There is a network of feminist pro-bono lawyers who are already doing helplines. There are other groups who already have helplines. (Lawyers, psych, etc.) But, those groups don't usually have the expertise on digital. We may have to work on building connections with those groups.

They try all the time to keep updated on new cases.

      1. Example from Syria

- They are working more and more with regular women (Not activists) - there has been a massive leapfrog of women on phones. - have to use them to communicate, and also to connect with dispersed families

1) Facebook Prison: everyone is on Facebook. It is the communication channel of choice. People are walking with their phones. People are taking phones from women. And these women are being arrested based on info on their phones. They are running all womens clinics on issues around owning the technology they are using.

2) Own your phone: Hairdressers taking a picture of themselves uncovered to send to a relative in Jordan. And, then someone takes that photo off their relative and these women have to leave their families and countries because it gets leaked. These women are active users but don't understand how to control their data and technologies.

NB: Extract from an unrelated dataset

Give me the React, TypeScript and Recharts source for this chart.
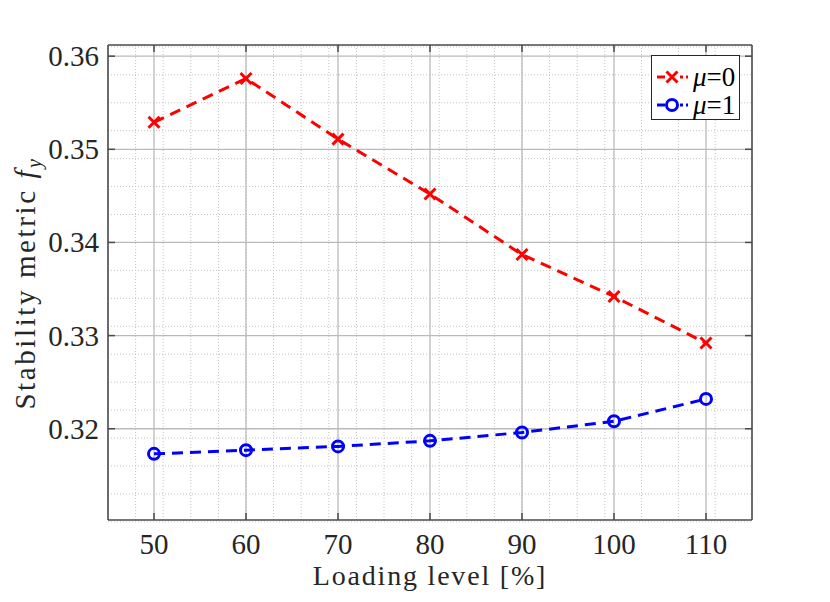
import { LineChart, Line, XAxis, YAxis, CartesianGrid } from 'recharts';

// loading level [%]
const loading = [50, 60, 70, 80, 90, 100, 110];
// stability metric f_y, mu = 0
const mu0 = [0.3529, 0.3576, 0.3511, 0.3452, 0.3387, 0.3342, 0.3292];
// stability metric f_y, mu = 1
const mu1 = [0.3173, 0.3177, 0.3181, 0.3187, 0.3196, 0.3208, 0.3232];

const xTicks = [50, 60, 70, 80, 90, 100, 110];
const yTicks = [0.32, 0.33, 0.34, 0.35, 0.36];
const muLabels = ['0', '1'];

const xMinor = Array.from({ length: 71 }, (_, i) => 45 + i);
const yMinor = Array.from({ length: 52 }, (_, i) => +(0.31 + i * 0.001).toFixed(3));

const data = loading.map((x, i) => ({ x, mu0: mu0[i], mu1: mu1[i] }));

const FONT = 'Liberation Serif';
const TXT = '#262626';
const AX = '#4a4a4a';
const RED = '#ff0000';
const BLUE = '#0000ff';

const txt = { fontFamily: FONT, fill: TXT };

const BottomTick = (p: any) => (
  <g>
    <line x1={p.x} x2={p.x} y1={p.y} y2={p.y - 7} stroke={AX} strokeWidth={1.5} />
    <text x={p.x} y={p.y + 34} textAnchor="middle" fontSize={29} style={txt}>
      {p.payload.value}
    </text>
  </g>
);

const TopTick = (p: any) => (
  <line x1={p.x} x2={p.x} y1={p.y} y2={p.y + 7} stroke={AX} strokeWidth={1.5} />
);

const LeftTick = (p: any) => (
  <g>
    <line x1={p.x} x2={p.x + 7} y1={p.y} y2={p.y} stroke={AX} strokeWidth={1.5} />
    <text x={p.x - 9} y={p.y + 10} textAnchor="end" fontSize={29} style={txt}>
      {p.payload.value.toFixed(2)}
    </text>
  </g>
);

const RightTick = (p: any) => (
  <line x1={p.x} x2={p.x - 7} y1={p.y} y2={p.y} stroke={AX} strokeWidth={1.5} />
);

const CrossDot = (p: any) => {
  const s = 5.5;
  return (
    <g key={p.key}>
      <line x1={p.cx - s} y1={p.cy - s} x2={p.cx + s} y2={p.cy + s} stroke={RED} strokeWidth={3} />
      <line x1={p.cx - s} y1={p.cy + s} x2={p.cx + s} y2={p.cy - s} stroke={RED} strokeWidth={3} />
    </g>
  );
};

const CircleDot = (p: any) => (
  <circle key={p.key} cx={p.cx} cy={p.cy} r={5.5} fill="none" stroke={BLUE} strokeWidth={3} />
);

const XLabel = () => (
  <text x={422} y={577} textAnchor="middle" fontSize={28} style={txt} letterSpacing={1.8}>
    Loading level [%]
  </text>
);

const YLabel = () => (
  <text
    transform="translate(27, 275) rotate(-90)"
    textAnchor="middle"
    fontSize={29}
    style={txt}
    letterSpacing={2.6}
  >
    Stability metric{' '}
    <tspan fontStyle="italic">f</tspan>
    <tspan fontStyle="italic" fontSize={20} dy={6}>y</tspan>
  </text>
);

const LegendBox = () => {
  const colors = [RED, BLUE];
  return (
    <svg width={90} height={66} style={{ position: 'absolute', left: 643, top: 47 }}>
      <rect x={0.5} y={0.5} width={88} height={64} fill="#fff" stroke={TXT} strokeWidth={1} />
      {muLabels.map((m, i) => {
        const cy = 22 + i * 28;
        return (
          <g key={m}>
            <line x1={6} x2={14} y1={cy} y2={cy} stroke={colors[i]} strokeWidth={3} />
            <line x1={29} x2={37} y1={cy} y2={cy} stroke={colors[i]} strokeWidth={3} strokeDasharray="3 3 6 0" />
            {i === 0 ? (
              <g>
                <line x1={15.5} y1={cy - 5.5} x2={26.5} y2={cy + 5.5} stroke={RED} strokeWidth={3} />
                <line x1={15.5} y1={cy + 5.5} x2={26.5} y2={cy - 5.5} stroke={RED} strokeWidth={3} />
              </g>
            ) : (
              <circle cx={21} cy={cy} r={5.5} fill="#fff" stroke={BLUE} strokeWidth={3} />
            )}
            <text x={42} y={cy + 9} fontSize={27} style={{ fontFamily: FONT, fill: '#000' }}>
              <tspan fontStyle="italic">μ</tspan>={m}
            </text>
          </g>
        );
      })}
    </svg>
  );
};

export default function App() {
  return (
    <div style={{ position: 'relative', width: 814, height: 586, background: '#fff', fontFamily: FONT }}>
      <LineChart width={814} height={586} data={data} margin={{ top: 36, right: 69, bottom: 0, left: 0 }}>
        <CartesianGrid
          horizontalValues={yMinor}
          verticalValues={xMinor}
          stroke="#c4c4c4"
          strokeDasharray="1 2"
          strokeWidth={1}
        />
        <CartesianGrid horizontalValues={yTicks} verticalValues={xTicks} stroke="#bababa" strokeWidth={1.3} />
        <XAxis
          dataKey="x"
          type="number"
          domain={[45, 115]}
          ticks={xTicks}
          allowDataOverflow
          height={74}
          tickLine={false}
          tickSize={0}
          tickMargin={0}
          tick={BottomTick}
          axisLine={{ stroke: AX, strokeWidth: 1.6 }}
          label={XLabel}
        />
        <XAxis
          xAxisId="top"
          orientation="top"
          dataKey="x"
          type="number"
          domain={[45, 115]}
          ticks={xTicks}
          allowDataOverflow
          height={1}
          tickLine={false}
          tickSize={0}
          tickMargin={0}
          tick={TopTick}
          axisLine={{ stroke: AX, strokeWidth: 1.6 }}
        />
        <YAxis
          type="number"
          domain={[0.3102, 0.3612]}
          ticks={yTicks}
          allowDataOverflow
          width={100}
          tickLine={false}
          tickSize={0}
          tickMargin={0}
          tick={LeftTick}
          axisLine={{ stroke: AX, strokeWidth: 1.6 }}
          label={YLabel}
        />
        <YAxis
          yAxisId="right"
          orientation="right"
          type="number"
          domain={[0.3102, 0.3612]}
          ticks={yTicks}
          allowDataOverflow
          width={1}
          tickLine={false}
          tickSize={0}
          tickMargin={0}
          tick={RightTick}
          axisLine={{ stroke: AX, strokeWidth: 1.6 }}
        />
        <Line
          dataKey="mu0"
          stroke={RED}
          strokeWidth={3}
          strokeDasharray="11 7"
          dot={CrossDot}
          isAnimationActive={false}
        />
        <Line
          dataKey="mu1"
          stroke={BLUE}
          strokeWidth={3}
          strokeDasharray="11 7"
          dot={CircleDot}
          isAnimationActive={false}
        />
      </LineChart>
      <LegendBox />
    </div>
  );
}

3) Women go to local internet cafe where man helps set up accounts and keeps passwords after they set them up. They will keep access to the passwords after the fact. So, having to help women understand that.

      1. Documentation

we have to take the documentation to the platforms and/or the state. - For example: non-consenual pornography. The victims don't want to be dis-anonymised. When you go to the state the state demands personal inforemation. -- One underage victim didn't want to report with the state because her parents would know. -- How to avoid the institutional violence (revictimization) - In non-consentual pornography. On some platforms force you to give name, real-id, and sometimes even an account to report these things. Somehow you have to work with platforms to get this removed

Make sure that you communicate the actual possibilities with the individuals. Don't give them unrealistic expectations about how the case will progress. - "The process is very slow. Don't get your hopes up" - "This is how they will deal with your case" - You don't want an individual to be re-compromised by the hands of an official investigation

- Listening - Documentation - assessment - exploring solutions - drafting plans - whats next.

Feelings This panel was interesting because it was based on a collaboration among different organisations working on related topics. This format enables to better understand the big picture and the work achieved in certain regions around specific topics (for instance documentation and accompaniment of women facing gender based online violence + feminist infrastructure projects).
Feedbacks Participants were engaged and made many questions.